One year after 19 children and two teachers were killed at Robb Elementary School in Uvalde, Texas, the struggle to pass gun reform in the US continues, with shootings remaining a daily threat.
Nowhere have activist efforts been so fraught as in Texas itself, where the Republican hold on the state legislature has frustrated families of Uvalde shooting victims pushing for more gun control.
“The Texas legislature has refused to do what I think the public in large part has been demanding them to do, which is to take responsible action,” said Christian Heyne, vice president of policy at Brady United, a gun control advocacy organisation.
There appeared to be a glimmer of hope earlier this month when two Republicans broke ranks with their party to advance a bill to raise the minimum age to purchase semi-automatic firearms from 18 to 21. But hopes were soon dashed after a key deadline was missed.
The bill is not expected to pass.
“This isn’t over. We will regroup, re-strategise and come back stronger,” tweeted Kimberly Mata-Rubio, whose 10-year-old daughter Alexandria Aniyah Rubio was killed in the Uvalde shooting.

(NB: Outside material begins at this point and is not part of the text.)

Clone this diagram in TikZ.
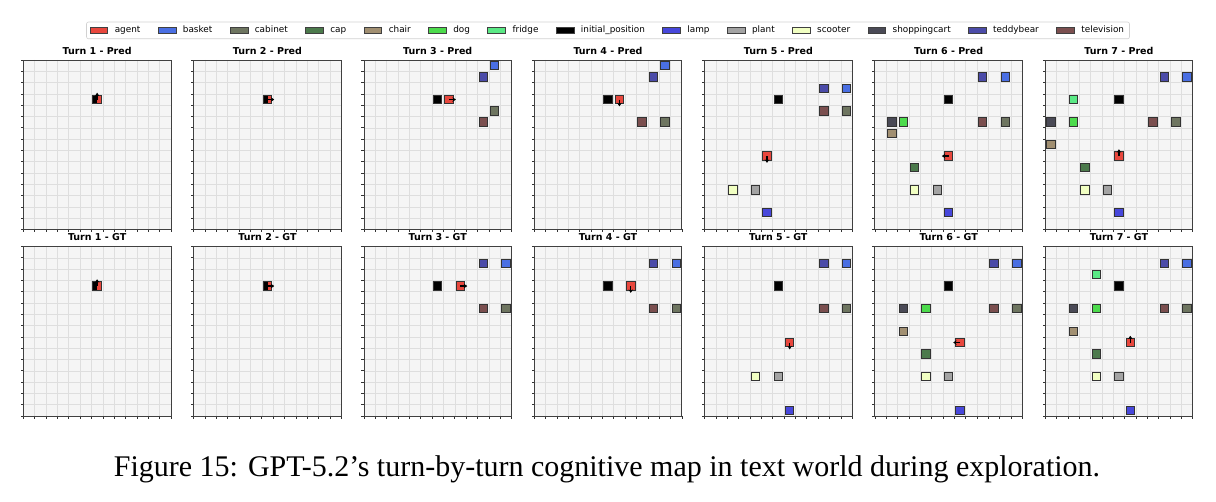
\documentclass[tikz,border=0pt]{standalone}
\usepackage{fontspec}
\setmainfont{Liberation Serif}
\newfontfamily\plotfont{DejaVu Sans}
\usetikzlibrary{arrows.meta,positioning}

% object colours
\definecolor{colagent}{HTML}{E8473D}
\definecolor{colbasket}{HTML}{4A6FE3}
\definecolor{colcabinet}{HTML}{6E7560}
\definecolor{colcap}{HTML}{4C7A4C}
\definecolor{colchair}{HTML}{A18F71}
\definecolor{coldog}{HTML}{4CDB4C}
\definecolor{colfridge}{HTML}{5AE985}
\definecolor{colinitpos}{HTML}{000000}
\definecolor{collamp}{HTML}{4747DB}
\definecolor{colplant}{HTML}{A3A3A3}
\definecolor{colscooter}{HTML}{F1FFC2}
\definecolor{colshoppingcart}{HTML}{4A4A56}
\definecolor{colteddybear}{HTML}{4B4BA8}
\definecolor{coltelevision}{HTML}{7B4F4F}
\definecolor{colaxes}{HTML}{F5F5F5}
\definecolor{colgrid}{HTML}{DEDEDE}

\tikzset{
  mapcell/.style={draw=black!80, line width=0.9pt, fill=#1, minimum size=8.4pt, inner sep=0pt, outer sep=0pt},
  agentarrow/.style={line width=1.3pt, -{Stealth[length=3.4pt,width=4.4pt]}},
  gridline/.style={draw=colgrid, line width=0.5pt},
  axtick/.style={draw=black!80, line width=0.6pt},
  axframe/.style={draw=black!75, line width=0.8pt},
  paneltitle/.style={font=\plotfont\bfseries\fontsize{9.5}{11}\selectfont, inner sep=0pt},
  legpatch/.style={draw=black!75, line width=0.5pt, fill=#1, minimum width=17.7pt, minimum height=6.2pt, inner sep=0pt, outer sep=0pt},
  legtext/.style={font=\plotfont\fontsize{8.87}{10}\selectfont, inner sep=0pt, outer sep=0pt, text height=6.6pt, text depth=1.8pt},
  legframe/.style={draw=black!18, line width=0.6pt, rounded corners=2pt}
}

% one map: #1 column, #2 row (0 pred, 1 gt), #3 id, #4 title, #5 objects
\newcommand{\mappanel}[5]{%
  \begin{scope}[shift={(23.3+170.3*#1,60+186.5*#2)}, x=11.36pt, y=-11.3pt]
    \def\curpanel{#3}%
    \fill[colaxes] (0,0) rectangle (13,15);
    \foreach \i in {1,...,12} \draw[gridline] (\i,0) -- (\i,15);
    \foreach \j in {1,...,14} \draw[gridline] (0,\j) -- (13,\j);
    #5
    \foreach \j in {0,...,15} \draw[axtick] (0,\j) -- ++(-2.6pt,0);
    \foreach \i in {0,...,13} \draw[axtick] (\i,15) -- ++(0,-2.6pt);
    \draw[axframe] (0,0) rectangle (13,15);
    \node[paneltitle, anchor=base, yshift=5.9pt] (#3-title) at (6.5,0) {#4};
  \end{scope}}

% object in a cell
\newcommand{\mapobj}[3]{\node[mapcell=col#1] (\curpanel-#1) at ({#2+.5},{#3+.5}) {};}
% agent with heading
\newcommand{\mapagent}[3]{%
  \node[mapcell=colagent] (\curpanel-agent) at ({#1+.5},{#2+.5}) {};
  \draw[agentarrow] (\curpanel-agent.center) -- ++(#3:6.8pt);}
% agent still on its start cell
\newcommand{\mapstart}[3]{%
  \node[mapcell=colinitpos] (\curpanel-initpos) at ({#1+.5},{#2+.5}) {};
  \fill[colagent] ([shift={(0.3pt,-3.75pt)}]\curpanel-initpos.center) rectangle ([shift={(3.75pt,3.75pt)}]\curpanel-initpos.center);
  \draw[agentarrow] (\curpanel-initpos.center) -- ++(#3:6.8pt);}

\begin{document}
\begin{tikzpicture}[x=1pt, y=-1pt]
  \useasboundingbox (0,0) rectangle (1216,502);

  % legend
  \node[legpatch=colagent, anchor=west] (lp-agent) at (90,30.3) {};
  \node[legtext, right=7.1pt of lp-agent] (lt-agent) {agent};
  \foreach \nm/\lbl [remember=\nm as \last (initially agent)] in
    {basket/basket, cabinet/cabinet, cap/cap, chair/chair, dog/dog, fridge/fridge,
     initpos/initial\_position, lamp/lamp, plant/plant, scooter/scooter,
     shoppingcart/shoppingcart, teddybear/teddybear, television/television}{
    \node[legpatch=col\nm, right=17.7pt of lt-\last] (lp-\nm) {};
    \node[legtext, right=7.1pt of lp-\nm] (lt-\nm) {\lbl};
  }
  \draw[legframe] (86.5,22) rectangle (1129.5,38.8);

  % predicted maps
  \mappanel{0}{0}{t1p}{Turn 1 - Pred}{\mapstart{6}{3}{90}}
  \mappanel{1}{0}{t2p}{Turn 2 - Pred}{\mapstart{6}{3}{0}}
  \mappanel{2}{0}{t3p}{Turn 3 - Pred}{%
    \mapobj{basket}{11}{0} \mapobj{teddybear}{10}{1}
    \mapobj{cabinet}{11}{4} \mapobj{television}{10}{5}
    \mapobj{initpos}{6}{3} \mapagent{7}{3}{0}}
  \mappanel{3}{0}{t4p}{Turn 4 - Pred}{%
    \mapobj{basket}{11}{0} \mapobj{teddybear}{10}{1}
    \mapobj{television}{9}{5} \mapobj{cabinet}{11}{5}
    \mapobj{initpos}{6}{3} \mapagent{7}{3}{-90}}
  \mappanel{4}{0}{t5p}{Turn 5 - Pred}{%
    \mapobj{teddybear}{10}{2} \mapobj{basket}{12}{2}
    \mapobj{television}{10}{4} \mapobj{cabinet}{12}{4}
    \mapobj{scooter}{2}{11} \mapobj{plant}{4}{11} \mapobj{lamp}{5}{13}
    \mapobj{initpos}{6}{3} \mapagent{5}{8}{-90}}
  \mappanel{5}{0}{t6p}{Turn 6 - Pred}{%
    \mapobj{teddybear}{9}{1} \mapobj{basket}{11}{1}
    \mapobj{shoppingcart}{1}{5} \mapobj{dog}{2}{5}
    \mapobj{television}{9}{5} \mapobj{cabinet}{11}{5}
    \mapobj{chair}{1}{6} \mapobj{cap}{3}{9}
    \mapobj{scooter}{3}{11} \mapobj{plant}{5}{11} \mapobj{lamp}{6}{13}
    \mapobj{initpos}{6}{3} \mapagent{6}{8}{180}}
  \mappanel{6}{0}{t7p}{Turn 7 - Pred}{%
    \mapobj{teddybear}{10}{1} \mapobj{basket}{12}{1} \mapobj{fridge}{2}{3}
    \mapobj{shoppingcart}{0}{5} \mapobj{dog}{2}{5}
    \mapobj{television}{9}{5} \mapobj{cabinet}{11}{5}
    \mapobj{chair}{0}{7} \mapobj{cap}{3}{9}
    \mapobj{scooter}{3}{11} \mapobj{plant}{5}{11} \mapobj{lamp}{6}{13}
    \mapobj{initpos}{6}{3} \mapagent{6}{8}{90}}

  % ground truth maps
  \mappanel{0}{1}{t1g}{Turn 1 - GT}{\mapstart{6}{3}{90}}
  \mappanel{1}{1}{t2g}{Turn 2 - GT}{\mapstart{6}{3}{0}}
  \mappanel{2}{1}{t3g}{Turn 3 - GT}{%
    \mapobj{teddybear}{10}{1} \mapobj{basket}{12}{1}
    \mapobj{television}{10}{5} \mapobj{cabinet}{12}{5}
    \mapobj{initpos}{6}{3} \mapagent{8}{3}{0}}
  \mappanel{3}{1}{t4g}{Turn 4 - GT}{%
    \mapobj{teddybear}{10}{1} \mapobj{basket}{12}{1}
    \mapobj{television}{10}{5} \mapobj{cabinet}{12}{5}
    \mapobj{initpos}{6}{3} \mapagent{8}{3}{-90}}
  \mappanel{4}{1}{t5g}{Turn 5 - GT}{%
    \mapobj{teddybear}{10}{1} \mapobj{basket}{12}{1}
    \mapobj{television}{10}{5} \mapobj{cabinet}{12}{5}
    \mapobj{scooter}{4}{11} \mapobj{plant}{6}{11} \mapobj{lamp}{7}{14}
    \mapobj{initpos}{6}{3} \mapagent{7}{8}{-90}}
  \mappanel{5}{1}{t6g}{Turn 6 - GT}{%
    \mapobj{teddybear}{10}{1} \mapobj{basket}{12}{1}
    \mapobj{shoppingcart}{2}{5} \mapobj{dog}{4}{5}
    \mapobj{television}{10}{5} \mapobj{cabinet}{12}{5}
    \mapobj{chair}{2}{7} \mapobj{cap}{4}{9}
    \mapobj{scooter}{4}{11} \mapobj{plant}{6}{11} \mapobj{lamp}{7}{14}
    \mapobj{initpos}{6}{3} \mapagent{7}{8}{180}}
  \mappanel{6}{1}{t7g}{Turn 7 - GT}{%
    \mapobj{teddybear}{10}{1} \mapobj{basket}{12}{1} \mapobj{fridge}{4}{2}
    \mapobj{shoppingcart}{2}{5} \mapobj{dog}{4}{5}
    \mapobj{television}{10}{5} \mapobj{cabinet}{12}{5}
    \mapobj{chair}{2}{7} \mapobj{cap}{4}{9}
    \mapobj{scooter}{4}{11} \mapobj{plant}{6}{11} \mapobj{lamp}{7}{14}
    \mapobj{initpos}{6}{3} \mapagent{7}{8}{90}}

  % caption
  \node[font=\fontsize{30}{36}\selectfont, inner sep=0pt, anchor=base] (caption) at (607,476)
    {Figure 15: GPT-5.2's turn-by-turn cognitive map in text world during exploration.};
\end{tikzpicture}
\end{document}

Brett Cross, whose son Uziyah Garcia was also killed in the shooting, was thrown out of the state capitol for being disruptive during the session in which the deadline for the bill passed.
“The issue is, while Uziyah's voice may have been eternally muted, mine will not,” he said in a statement.
The bill “may have died, but our hope has not”, he said.
Polling conducted by the Texas Politics Project shows that a majority of voters in the state support raising the legal age to purchase a firearm.
“Look at the juxtaposition, of the courage that these families who have lost everything who are in mourning … fighting day in and day out, getting kicked out of the legislature trying to fight for these policies to protect future children,” Mr Heyne said.
For now, the prospect for gun reform in Texas appears bleak.
But Mr Heyne points to gun laws passed in Virginia, years after a 2007 university shooting, as an example that activists can push for in Texas.
Activists saw such a victory when Texas state legislators passed a bill that would send juvenile mental health cases to the state's public safety department – a step that could improve federal background checks.
“I think that there's a road map there that we should pay attention to as Texas continues to get … incremental victories that eventually change the politics of the state,” he said.
As debate continues, shootings proliferate
The mass shooting at Uvalde was part of a series of massacres in the US last year. It occurred right as federal lawmakers were grappling with how to respond to a racist-inspired attack at a supermarket in Buffalo, New York.
As these debates continued in Washington and across the US, the country still experienced an alarming rate of shootings.
"Too many schools, too many everyday places have become killing fields in communities across America," US President Joe Biden said in remarks from the White House on Wednesday.
The US is projected to experience more than 600 mass shootings this year after 647 were reported last year, data from the Gun Violence Archives showed.
These mass shootings include Highland Park, Virginia Beach, Colorado Springs, Nashville, Louisville, New Mexico and hundreds more as well as thousands of everyday instances of gun violence.
Mr Biden has used his authority to enact a series of executive actions, negotiate with Congress on a bipartisan gun control bill and call for stronger laws.
"Do something for God's sake, please do something," Mr Biden said as he stood in front of 21 lit candles, each one a symbol of a person killed in the Uvalde massacre.
"We did something afterwards. But not nearly enough."
Inroads made in several states
In response to the Nashville shooting, Republican Tennessee Governor Bill Lee threw his support behind a bill that would remove firearms from people considered to be dangerous to themselves or others.
The governor, who also signed a law that protects gun manufacturers, is pushing for the state legislature to pass the “order of protection” law before finishing the current session on May 28.
“Tennesseans are asking us to set aside politics and personal pride. They are depending on us to do the right thing,” he said.
“We owe Tennesseans a vote.”
Inroads are being made elsewhere across the US, mainly in Democratic-led states.
The most significant pieces of reform have come out of Washington state, which became the 10th in the country to pass a ban on most assault-style weapons such as the AR-15, the weapon of choice for mass shootings.
Other states such as Colorado, Michigan and Minnesota have passed a series of gun safety laws expanding background checks and keeping firearms out of the hands of people deemed dangerous.
Maryland and Hawaii have also passed laws restricting access to guns in certain areas, although the National Rifle Association is challenging Maryland in court.
“I think that a number of states are going above and beyond and really acting courageously in preventing gun violence,” Mr Heyne said.